Ach, richtig, weil dann ihre nationalen Wirtschaften in den Keller fahren und die Staatseinnahmen zukünftig zusammenschnurren.
Wenn es heißt
„Selbst in normalen Zeiten bewerten Investoren die Staaten der Welt anhand eines schlichten Maßstabs: möglichst sichere und hohe Rendite. Sie behandeln Menschen, Betriebe, Länder und ganze Kontinente wie eine Maschine zur permanenten Geldvermehrung und unterwerfen sie diesem Maßstab. Das ist zwar in der Logik der Profitmaximierung rational, aber was soll daran vernünftig sein?“
dann bin ich geneigt, zu sagen, ja genau so ist es! Und unvernünftig ist es in der Tat auch! Aber, diese unerbittliche Logik gilt doch in diesem unserem System. Das ist doch die erklärte Logik, nach der sich alle richten und richten müssen. *In* diesem System geht es doch auch gar nicht anders. Denn das hinter der Frage stehende „Eigentlich müßte das Alles doch gar nicht sein, ihr braucht nur uns zu wählen und schon werden wir – natürlich mit der SPD zusammen – all das wieder zurückdrehen, was den Massen an Tort angetan wurde“, das stimmt doch gar nicht. Um das weg zu kriegen, müßte man leider erst mal den ganzen Kapitalismus wegkriegen. (und dazu muß man wahrscheinlich erst mal die Linkspartei und die SPD wegkriegen.)

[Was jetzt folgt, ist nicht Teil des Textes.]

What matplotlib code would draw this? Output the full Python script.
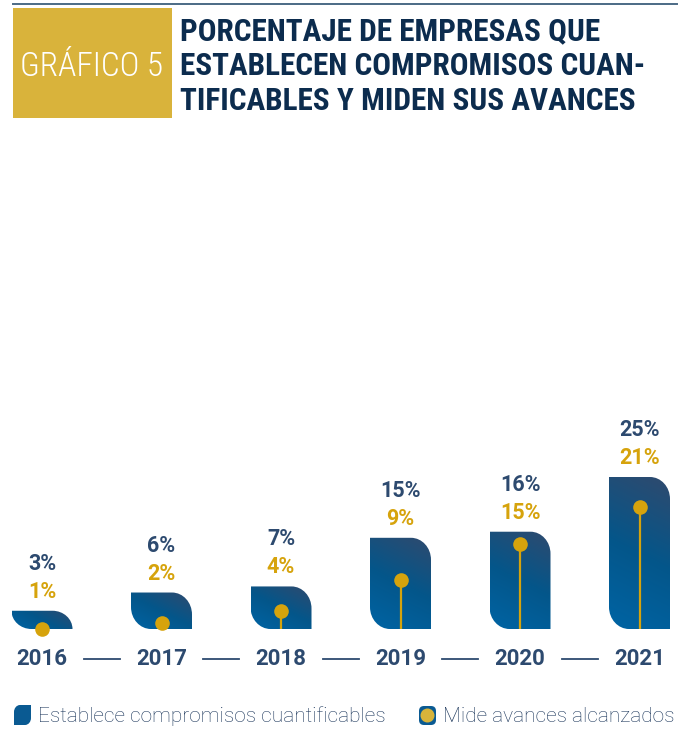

“die EU [sehen] in den Lohnstückkosten einen wichtigen Indikator für «Wettbewerbsfähigkeit». Der Pakt sieht nun vor, dass die Lohnbildung in allen Staaten überprüft wird. Ziel sind moderate Lohnabschlüsse (vor allem im öffentlichen Sektor), steuerliche «Entlastung» des «Faktors Arbeit» und Arbeitsmarktreformen, die die Arbeit «flexibilisieren», also verbilligen sollen. Durch den Euro-Plus-Pakt wirken diese Lohnsenkungen nicht mehr wie (kritisierbare) politische Beschlüsse, sondern schlicht wie eine (zwangsläufige) Folge der Rechtslage.“
Wieder die Frage, wie anders soll den die Wettbewerbsfähigkeit, also die Profitabilität des Kapitals wieder hergestellt werden? Diese Politik ist/wäre doch nicht nur eine zwangsläufige Folge einer Rechtslage sondern zwangsläufige Folge aus dem Prinzip dieser Wirtschaften, daß es um Kapitalakkumulation gehen soll. Nur mit dem Wegräumen dieses Prinzips eröffnet sich eine „Alternative“, vorher, in diesem System nicht.